My 15 year old son has been building his own video games with Unreal Engine for a few years..

I was recently looking for mentors to work with him and advance his skills, targeting college aged kids / young 20s..

It was surprising to me how many people I came across in this field at this young age that are trying to focus on the "higher level" game planning aspects and not so much on the lower level implementation specifics.

"I thought naively that engineering always has been about dealing with the specifics and the joy of problem solving"

For me it's the other way around. Engineering was always a means to an end - I just want to build products. It was a creative artform more than a scientific endeavour.

Engineering, to me, is simply "the art of compromise."

You can't do that from a high level abstract position. You actually need to stand at the coal face and think about it from time to time.

This article encodes an entitled laziness that's destructive to personal skill and quality work.
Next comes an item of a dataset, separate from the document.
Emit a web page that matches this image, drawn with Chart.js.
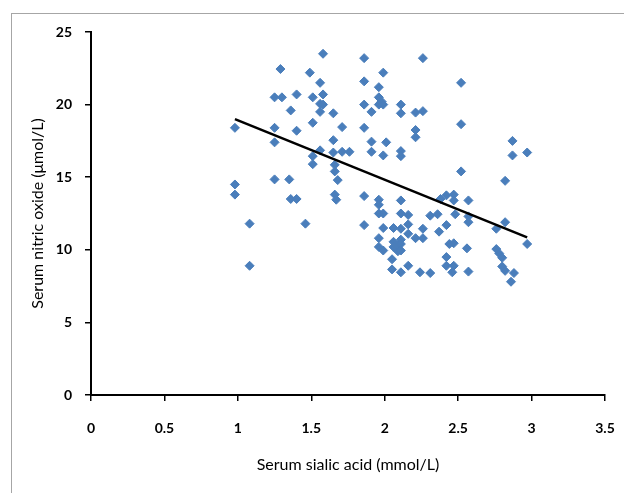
<!DOCTYPE html>
<html>
<head>
<meta charset="utf-8">
<script src="https://cdn.jsdelivr.net/npm/chart.js@4.4.0/dist/chart.umd.min.js"></script>
<style>
  html, body { margin: 0; padding: 0; background: #fff; overflow: hidden; }
  #wrap { position: relative; width: 624px; height: 493px; }
  #frame { position: absolute; left: 11px; top: 13px; width: 700px; height: 600px;
           border-left: 1px solid #a6a6a6; border-top: 1px solid #a6a6a6; }
  #chart { position: absolute; left: 0; top: 0; }
</style>
</head>
<body>
<div id="wrap">
  <div id="frame"></div>
  <canvas id="chart" width="624" height="493"></canvas>
</div>
<script>
// serum sialic acid (mmol/L)
const sialicAcid = [
  0.98, 0.98, 0.98, 1.08, 1.08,
  1.25, 1.30, 1.29, 1.25, 1.25, 1.25, 1.35, 1.36, 1.40, 1.36, 1.40, 1.40, 1.46, 1.49,
  1.51, 1.51, 1.51, 1.51, 1.56, 1.58, 1.58, 1.56, 1.58, 1.56, 1.56,
  1.65, 1.65, 1.65, 1.71, 1.76, 1.71, 1.66, 1.66, 1.68, 1.66, 1.67,
  1.86, 1.86, 1.86, 1.91, 1.86, 1.91, 1.91, 1.86, 1.86,
  1.99, 1.96, 1.96, 1.98, 1.96, 1.99, 2.01, 1.99, 1.96, 1.96, 1.96, 1.99, 1.99, 1.96, 1.96, 1.99,
  2.11, 2.11, 2.11, 2.11, 2.11, 2.11, 2.06, 2.11, 2.06, 2.09, 2.06, 2.11, 2.11, 2.09, 2.11, 2.05, 2.05, 2.11,
  2.26, 2.21, 2.26, 2.21, 2.21, 2.16, 2.16, 2.16, 2.26, 2.21, 2.26, 2.16, 2.24,
  2.31, 2.31, 2.36, 2.38, 2.37, 2.42, 2.47, 2.47, 2.42, 2.48, 2.44, 2.47, 2.42, 2.42, 2.47, 2.46,
  2.52, 2.52, 2.52, 2.57, 2.57, 2.57, 2.56, 2.57,
  2.82, 2.82, 2.76, 2.76, 2.78, 2.80, 2.80, 2.82, 2.88, 2.86, 2.87, 2.87, 2.97, 2.97
];
// serum nitric oxide (µmol/L), same order
const nitricOxide = [
  18.4, 14.5, 13.8, 11.8, 8.9,
  20.5, 20.5, 22.45, 18.4, 17.4, 14.85, 14.85, 13.5, 13.5, 19.6, 20.7, 18.2, 11.8, 22.2,
  20.5, 18.75, 16.45, 15.9, 21.5, 23.5, 20.7, 20.05, 20.0, 19.5, 16.85,
  19.4, 17.55, 16.7, 16.75, 16.75, 18.45, 15.85, 15.4, 14.8, 13.8, 13.45,
  23.2, 21.6, 20.0, 19.5, 18.4, 17.45, 16.75, 13.7, 11.7,
  22.2, 21.2, 20.5, 20.2, 20.0, 20.0, 17.4, 16.5, 13.45, 13.1, 12.5, 12.5, 11.5, 10.8, 10.2, 9.95,
  20.0, 19.4, 16.8, 16.45, 13.4, 12.5, 11.5, 11.45, 10.55, 10.3, 10.2, 10.7, 10.4, 9.9, 9.95, 9.35, 8.65, 8.45,
  23.2, 19.45, 19.55, 18.25, 17.75, 12.4, 11.75, 11.1, 11.45, 10.8, 10.8, 8.9, 8.45,
  8.4, 12.35, 12.45, 13.5, 11.25, 13.75, 13.8, 13.4, 11.7, 12.45, 10.4, 10.45, 9.5, 8.9, 8.9, 8.45,
  21.5, 18.65, 15.4, 13.4, 12.3, 11.9, 10.1, 8.5,
  14.75, 11.9, 11.45, 10.05, 9.75, 9.45, 8.85, 8.55, 8.4, 7.8, 17.5, 16.5, 16.7, 10.4
];

// linear trend line end points
const trendX = [0.98, 2.97];
const trendY = [19.0, 10.85];

const xTicks = [0, 0.5, 1, 1.5, 2, 2.5, 3, 3.5];
const yTicks = [0, 5, 10, 15, 20, 25];

const points = sialicAcid.map((x, i) => ({ x: x, y: nitricOxide[i] }));
const trend = trendX.map((x, i) => ({ x: x, y: trendY[i] }));

const tickFont = { family: 'Lato, "Open Sans", sans-serif', size: 14, weight: 'bold' };
const titleFont = { family: 'Lato, "Open Sans", sans-serif', size: 16 };

new Chart(document.getElementById('chart'), {
  type: 'scatter',
  data: {
    datasets: [
      {
        label: 'Trend',
        type: 'line',
        data: trend,
        borderColor: '#000',
        borderWidth: 2.5,
        pointRadius: 0,
        fill: false
      },
      {
        label: 'Patients',
        data: points,
        pointStyle: 'rectRot',
        pointRadius: 4.5,
        backgroundColor: '#4a7ebb',
        borderColor: '#4a7ebb',
        borderWidth: 1
      }
    ]
  },
  options: {
    responsive: false,
    animation: false,
    layout: { padding: { top: 32, right: 19, left: 0, bottom: 0 } },
    plugins: { legend: { display: false }, tooltip: { enabled: false } },
    scales: {
      x: {
        type: 'linear',
        min: 0,
        max: 3.5,
        afterBuildTicks: s => { s.ticks = xTicks.map(v => ({ value: v })); },
        afterFit: s => { s.height = 98; s.paddingLeft = 0; s.paddingRight = 0; },
        grid: { drawOnChartArea: false, drawTicks: true, tickLength: 6, color: '#000', lineWidth: 1.5 },
        border: { display: true, color: '#000', width: 2 },
        ticks: { color: '#000', font: tickFont, padding: 19, maxRotation: 0, callback: v => String(v) },
        title: {
          display: true,
          text: 'Serum sialic acid (mmol/L)',
          color: '#000',
          font: titleFont,
          padding: { top: 0, bottom: 19 }
        }
      },
      y: {
        type: 'linear',
        min: 0,
        max: 25,
        afterBuildTicks: s => { s.ticks = yTicks.map(v => ({ value: v })); },
        afterFit: s => { s.width = 91; s.paddingTop = 0; s.paddingBottom = 0; },
        grid: { drawOnChartArea: false, drawTicks: true, tickLength: 6, color: '#000', lineWidth: 1.5 },
        border: { display: true, color: '#000', width: 2 },
        ticks: { color: '#000', font: tickFont, padding: 13, callback: v => String(v) },
        title: {
          display: true,
          text: 'Serum nitric oxide (μmol/L)',
          color: '#000',
          font: titleFont,
          padding: { top: 28, bottom: 0 }
        }
      }
    }
  }
});
</script>
</body>
</html>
I think plenty would be willing to be managers if you removed the volatility of human personalities from it. At least for me, it means I get to focus on the more interesting tech work and not worry about writing tests or github actions.
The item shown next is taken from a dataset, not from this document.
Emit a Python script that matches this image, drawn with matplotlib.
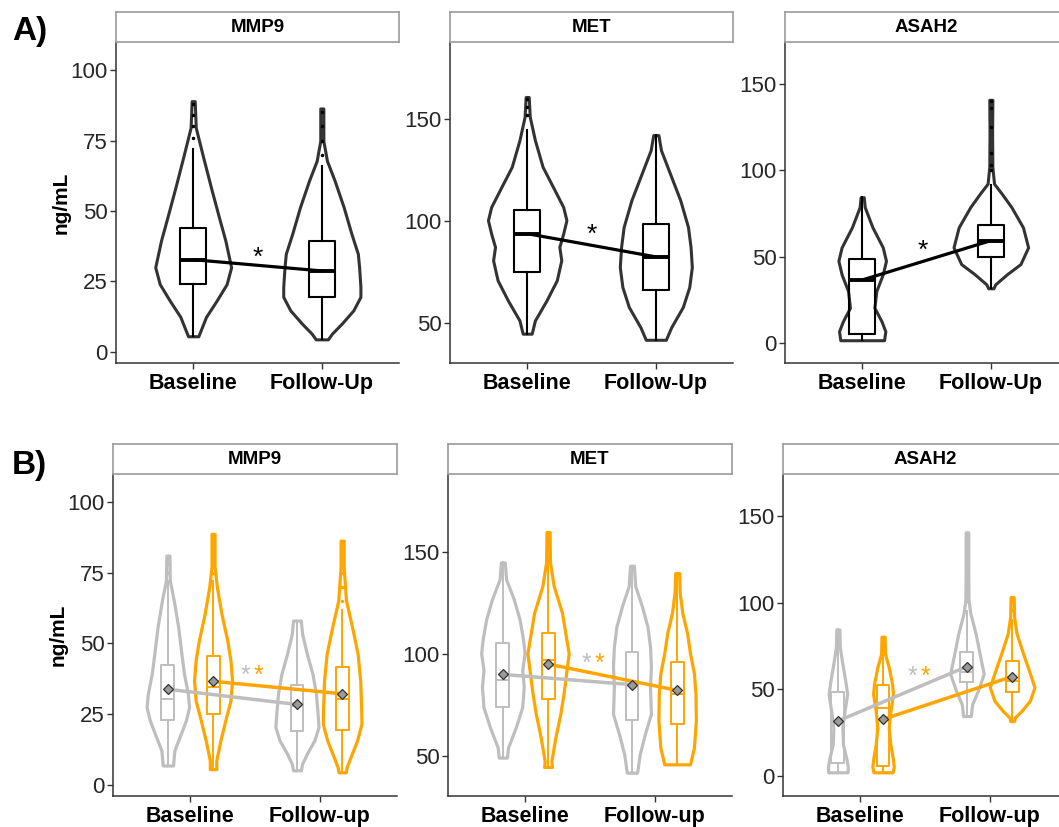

another way to look at it is that management is a job with a set of skills, challenges, and rewards, just like any other, but as a civilisation we seem to have tied it to power and hierarchy, and made it something you need to be promoted into rather than choosing as a career from the outset (MBAs notwithstanding). maybe a lot of engineers would have gone into the engineering management path if they could have, and engineer was just seen as the more entry-level option.

i like the aspect of engineering that's building useful or interesting or fun things for people, and i'll always experiment with new tech that facilitates that

Software dev has been promoted as a good career path for almost 2 decades now. Naturally you'll have a bunch of people going in only because of money.

A few years ago, when Agile was still the hot thing and companies had an Agile "facilitor" or manager for each dev team, the common career path I heard when talking to those people was: "I worked as a java/cobol/etc in the past, but it just didn't click with me. I'm more of a peoples person, you know, so project management is where I really do my best work!".

Yeah, right...

  • Look I already told you, I deal with the @#$% customers so the engineers don't have to. I have people skills! I am good at dealing with people, can't you understand that? WHAT THE HELL IS WRONG WITH YOU PEOPLE?!